The mid section consists of: Sigurd being a little too late in responding while various subsidiary characters are slashed by a scaly claw prior to organ removal; Sigurd receiving screeds of exposition from a professor (Angel Menendez) who performs arcane experiments and quite randomly keeps a sheep in his lab …



… and Sigurd becoming infatuated by a mysterious flame-haired woman (Helga Line) who only ever seems to appear near bodies of water and is carried away from him, just seconds before any hanky-panky can occur, by a manservant clad in archaic garb who wades into the Rhein with her. Failing to connect this odd behaviour with the ramblings of the violinist and the scaly appearance of the beast, Sigurd and Elke puzzle over the enigma:

Sigurd: All its traces were lost in the water.
Elke: Can it be something aquatic?
Sigurd: It’s possible.

No shit, Sherlock!

Eventually, our copper-topped temptress introduces herself as Lorelei and even king of the fuckin’ dimwits Sigurd realises that something is rotten in the state of Denmark. Or rather, someone is immortal in the hall of the Nibelungen.


The penny having dropped, it’s a race against time to end the Lorelei’s reign of terror. (Incidentally, for anyone who’s narked at me for not hoisting the jolly spoiler alert, ‘The Loreley’s Grasp’ tips you off about four minutes into its running time. Believe me, there’s nothing to spoil.) While the mayor uses all of his diplomacy to talk down a torch-bearing mob hellbent on getting themselves killed hunting the Lorelei by moonlight …


… Sigurd tangles with manservant Alberic (Luis Barboo), is mesmerised by Lorelei herself and only manages to escape thanks to resentment between the sirens.

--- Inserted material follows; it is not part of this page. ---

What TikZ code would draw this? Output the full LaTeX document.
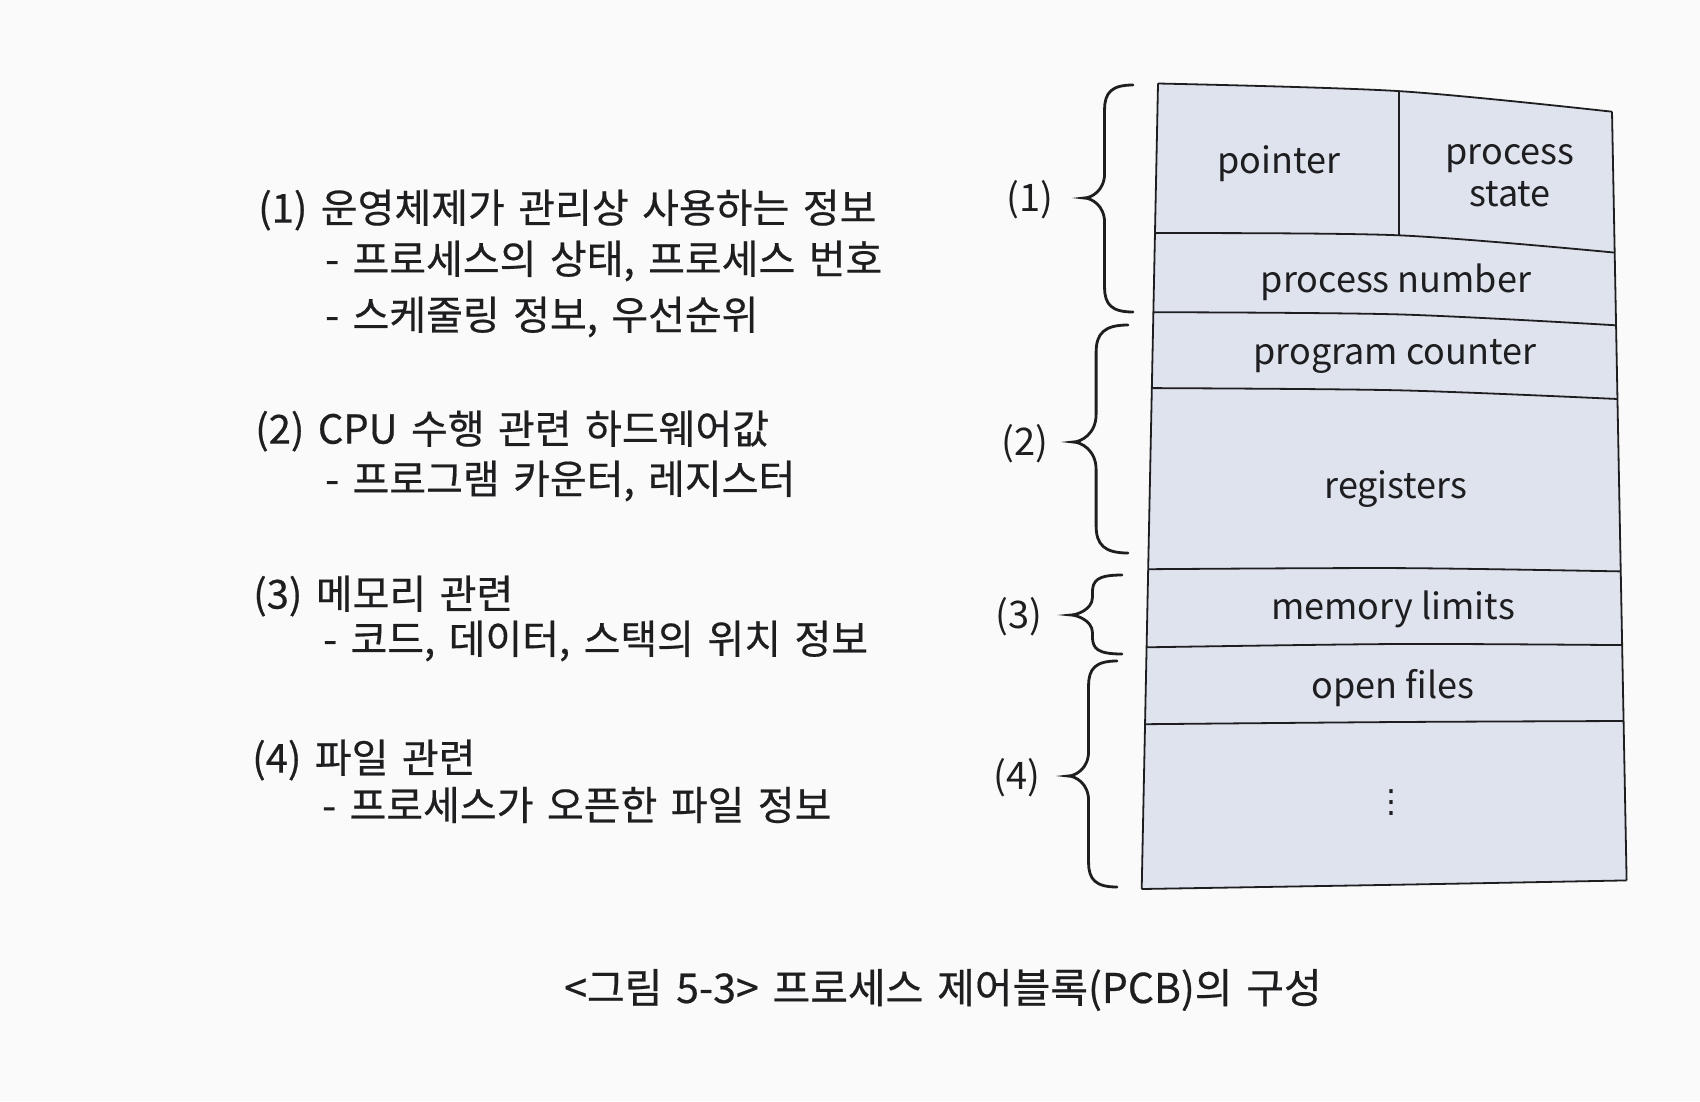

A word about the sirens: in legend, these are the fabled mer-women who are so beautiful and beguiling that sailors unthinkingly steer their craft into the rocks. In the world according to Amando de Ossorio, they’re a trio of bleached blondes in costumes more suited to a go-go bar than the epic grandeur of Teutonic legend.


De Ossorio is best known for his ‘Blind Dead’ sequence, four films that positively drip with atmosphere, the very fabric of them swirling with the misty dream-logic of folklore. ‘The Loreley’s Grasp’, his antepenultimate directorial outing, lacks any such vibe. It’s a disjointed affair, with entire scenes either truncated just as they’re beginning to develop a dynamic, or simply not revisited or referred to again. Continuity often seems to be an afterthought with one sequence in particular flitting from night to day to night in the space of about 15 seconds – I was unable to determine if this denotes the passage of a day and a half in the narrative or whether the editor had been drinking.

As an exploitationer, it’s similarly confused: De Ossorio lingers over the ripped-out-heart sequences, filming the viscera beneath the skin in gloating detail, but goes all coy when it comes to nudity. The pulchritude factor can’t be argued with, though. Helga Line in particular is a vision and her seductive Lorelei single-handedly gives the film its iconography and memorability.